When cheeses are removed from these ideal conditions or cut up for consumption, they can spoil by cracking or growing moulds that aren’t safe to eat. Soft cheeses are particularly susceptible to mould because of their high moisture content.
Specific edible moulds and cultures are used within the maturation process, but you wouldn’t want to eat a piece of cheese that has grown mould in your refrigerator. Mould is often easy to remove from hard cheeses, however, as it can simply be cut or scraped away.
Keeping cheese fresh is a key part of a cheesemonger’s role, so they’re experts when it comes to storing cheese. Most cheesemongers will keep cheeses in refrigerated displays. Once a cheese is cut, it is wrapped in clingfilm using a technique called ‘glass wrapping’. Done properly, customers won’t even be able to see the clingfilm on the cut face of the cheese.
Clingfilm can protect cheese while also ensuring it looks its best, but while this is great when a cheese is on display, it’s actually not the best way to store cheese longer term. Cheesemongers advise that when clingfilm is left on for too long, it can affect the flavour of the cheese. If not applied properly, it can also help mould grow. A better option is a more breathable wrapping, like a beeswax cloth or wax wrapper.
When storing cheese in the fridge, rather than keeping it in an airtight wrapping like clingfilm, a cheesemonger’s care tip is to use a wax paper or cloth wrap and a tupperware box can allow the cheese to create its own controlled area for temperature and humidity, ensuring it won’t dry out.
To keep cheese fresh, you need to get the temperature right. Without refrigeration, many cheeses will last only days or even hours. Even waxed cheeses, which are kept cooler from their waxed casing, can only last unrefrigerated for up to 24 hours.

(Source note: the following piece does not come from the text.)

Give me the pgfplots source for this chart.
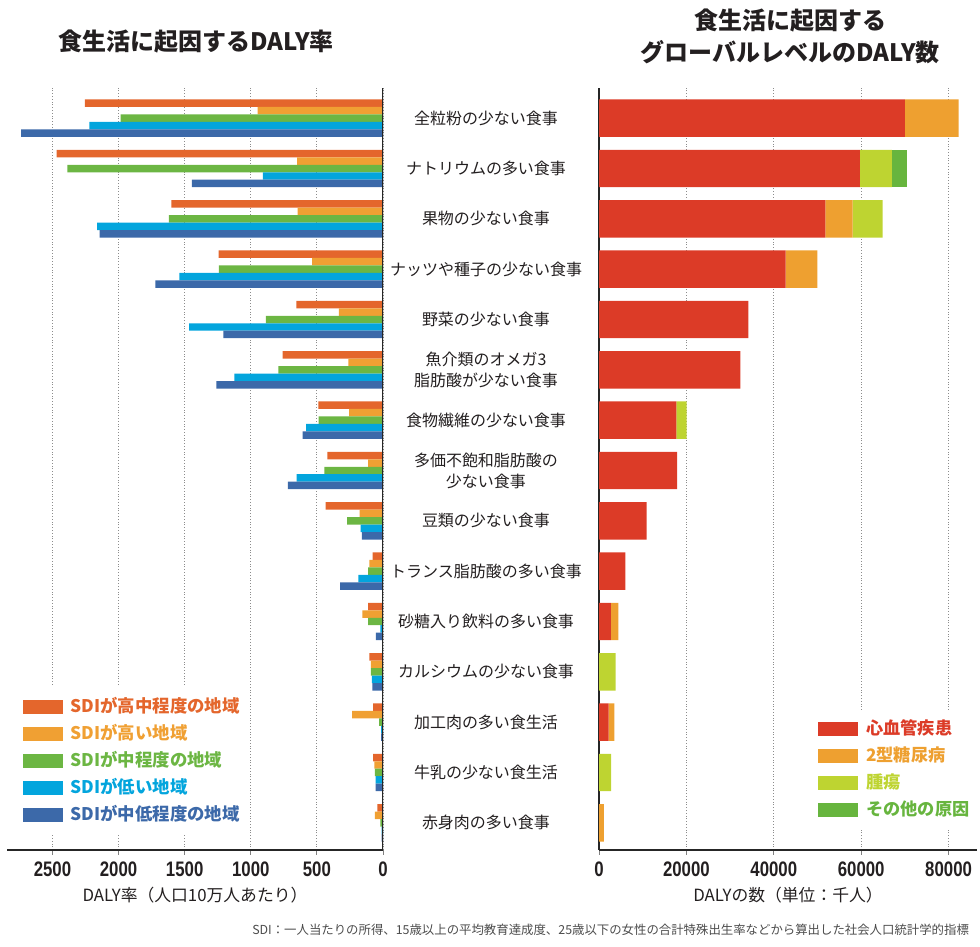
\documentclass[border=0pt]{standalone}
\usepackage{fontspec}
\setmainfont{Noto Sans CJK JP}
\newfontfamily\numfont{Liberation Sans}
\usepackage{graphicx}
\usepackage{pgfplots}
\usepackage{pgfplotstable}
\pgfplotsset{compat=1.18}

\definecolor{sdiA}{HTML}{E4662C}
\definecolor{sdiB}{HTML}{F0A033}
\definecolor{sdiC}{HTML}{6CB643}
\definecolor{sdiD}{HTML}{03A5DD}
\definecolor{sdiE}{HTML}{3C69A9}
\definecolor{cvd}{HTML}{DC3B27}
\definecolor{dm}{HTML}{EEA030}
\definecolor{tumor}{HTML}{BED431}
\definecolor{other}{HTML}{67B53E}
\definecolor{txt}{HTML}{231F20}

\newcommand\tl[1]{\scalebox{0.8}[1]{#1}}
\newcommand\tickfont{\numfont\bfseries\fontsize{10.5}{12}\selectfont}

% DALY rate per 100k, by SDI group (y = 14 is the top row)
\pgfplotstableread{
y a b c d e
14 2254 948 1984 2221 2738
13 2468 650 2388 908 1445
12 1601 645 1619 2163 2143
11 1243 537 1241 1541 1722
10 656 333 885 1467 1208
9 759 262 792 1125 1261
8 489 257 486 582 608
7 421 113 444 653 719
6 434 176 272 169 159
5 78 103 113 187 325
4 113 156 113 20 53
3 103 91 91 85 81
2 75 234 30 15 15
1 75 66 61 55 55
0 43 61 20 10 10
}\ratetable

% global DALY count (thousands), by cause
\pgfplotstableread{
y cvd dm tumor other
14 70000 12300 0 0
13 59700 0 7300 3500
12 51800 6250 6870 0
11 42700 7250 0 0
10 34200 0 0 0
9 32350 0 0 0
8 17700 0 2370 0
7 17850 0 0 0
6 10900 0 0 0
5 6050 0 0 0
4 2700 1750 0 0
3 0 0 3800 0
2 2200 1300 0 0
1 0 0 2750 0
0 0 1100 0 0
}\dalytable

\pgfplotsset{
  swatch/.style={legend image code/.code={\fill[##1] (0pt,-3.6pt) rectangle (20pt,3.6pt); \path (23pt,0pt);}},
  common/.style={
    scale only axis, height=381pt, anchor=south west,
    ymin=-0.54, ymax=14.6,
    axis x line*=bottom,
    axis line style={-, black!85, line width=0.6pt},
    tick align=outside, major tick length=2.5pt,
    x tick style={black!50, line width=0.4pt},
    xticklabel style={font=\tickfont, text=txt},
    xmajorgrids, grid style={black!45, densely dotted, line width=0.4pt},
    xlabel style={at={(axis description cs:0.5,0)}, anchor=center, yshift=-22.5pt,
      font=\fontsize{8.4}{10}\selectfont, text=txt},
    legend cell align=left,
  },
}

\begin{document}
\begin{tikzpicture}
\path[use as bounding box] (0,0) rectangle (490pt,473.5pt);

\begin{axis}[common,
  at={(3.5pt,48.5pt)}, width=188pt,
  x dir=reverse, xmin=0, xmax=2844,
  xbar, bar width=3.74pt,
  axis y line=none,
  xtick={0,500,...,2500},
  xticklabels={\tl{0},\tl{500},\tl{1000},\tl{1500},\tl{2000},\tl{2500}},
  ytick=\empty,
  xlabel={DALY率（人口10万人あたり）},
  legend style={at={(axis description cs:0.019,0.02)}, anchor=south west,
    draw=none, fill=white, inner sep=4pt, row sep=2pt,
    font=\bfseries\fontsize{8.7}{10}\selectfont,
    nodes={inner sep=1pt, text height=7.5pt, text depth=2pt}},
]
\addplot[fill=sdiA, draw=none, bar shift=7.48pt, swatch] table[x=a, y=y] {\ratetable};
\addlegendentry{\textcolor{sdiA}{SDIが高中程度の地域}}
\addplot[fill=sdiB, draw=none, bar shift=3.74pt, swatch] table[x=b, y=y] {\ratetable};
\addlegendentry{\textcolor{sdiB}{SDIが高い地域}}
\addplot[fill=sdiC, draw=none, bar shift=0pt, swatch] table[x=c, y=y] {\ratetable};
\addlegendentry{\textcolor{sdiC}{SDIが中程度の地域}}
\addplot[fill=sdiD, draw=none, bar shift=-3.74pt, swatch] table[x=d, y=y] {\ratetable};
\addlegendentry{\textcolor{sdiD}{SDIが低い地域}}
\addplot[fill=sdiE, draw=none, bar shift=-7.48pt, swatch] table[x=e, y=y] {\ratetable};
\addlegendentry{\textcolor{sdiE}{SDIが中低程度の地域}}
\draw[black!85, line width=0.6pt] (axis cs:0,-0.54) -- (axis cs:0,14.6);
\end{axis}

\begin{axis}[common,
  at={(299.5pt,48.5pt)}, width=189pt,
  xmin=0, xmax=86500,
  xbar stacked, bar width=18.7pt,
  axis y line*=left,
  scaled x ticks=false,
  xtick={0,20000,...,80000},
  xticklabels={\tl{0},\tl{20000},\tl{40000},\tl{60000},\tl{80000}},
  ytick={0,...,14},
  y tick style={draw=none},
  yticklabels={赤身肉の多い食事, 牛乳の少ない食生活, 加工肉の多い食生活,
    カルシウムの少ない食事, 砂糖入り飲料の多い食事, トランス脂肪酸の多い食事,
    豆類の少ない食事, {多価不飽和脂肪酸の\\少ない食事}, 食物繊維の少ない食事,
    {魚介類のオメガ3\\脂肪酸が少ない食事}, 野菜の少ない食事,
    ナッツや種子の少ない食事, 果物の少ない食事, ナトリウムの多い食事,
    全粒粉の少ない食事},
  yticklabel style={anchor=center, xshift=-54pt, align=center,
    font=\fontsize{8}{10.5}\selectfont, text=txt},
  xlabel={DALYの数（単位：千人）},
  legend style={at={(axis description cs:0.558,0.026)}, anchor=south west,
    draw=none, fill=white, inner sep=4pt, row sep=2pt,
    font=\bfseries\fontsize{8.6}{10}\selectfont,
    nodes={inner sep=1pt, text height=7.5pt, text depth=2pt}},
]
\addplot[fill=cvd, draw=none, swatch] table[x=cvd, y=y] {\dalytable};
\addlegendentry{\textcolor{cvd}{心血管疾患}}
\addplot[fill=dm, draw=none, swatch] table[x=dm, y=y] {\dalytable};
\addlegendentry{\textcolor{dm}{2型糖尿病}}
\addplot[fill=tumor, draw=none, swatch] table[x=tumor, y=y] {\dalytable};
\addlegendentry{\textcolor{tumor}{腫瘍}}
\addplot[fill=other, draw=none, swatch] table[x=other, y=y] {\dalytable};
\addlegendentry{\textcolor{other}{その他の原因}}
\end{axis}

\node[font=\bfseries\fontsize{12}{14}\selectfont, text=txt] at (98pt,452.5pt) {食生活に起因するDALY率};
\node[font=\bfseries\fontsize{12}{16}\selectfont, text=txt, align=center] at (395pt,455.5pt)
  {食生活に起因する\\グローバルレベルのDALY数};
\node[anchor=east, font=\fontsize{6.2}{7}\selectfont, text=black!70] at (488pt,8.5pt)
  {SDI：一人当たりの所得、15歳以上の平均教育達成度、25歳以下の女性の合計特殊出生率などから算出した社会人口統計学的指標};
\end{tikzpicture}
\end{document}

Keeping cheese in the fridge at temperatures below 5 degrees Celsius will slow the spread of bacterial growth, allowing it to last for around one week to six months, depending on the type of cheese.
How long cheeses last
Soft cheeses - less than two weeks
- Cream cheese
- Feta cheese
Semi-soft cheeses - two to four weeks
- Blue cheese
- Goat’s cheese
Hard cheeses - four to six months
Freezing cheese stops bacterial growth completely. Frozen cheeses should be used within six months of freezing and then used within two to three days of thawing. However, as stated above, freezing cheese significantly affects its flavour and texture.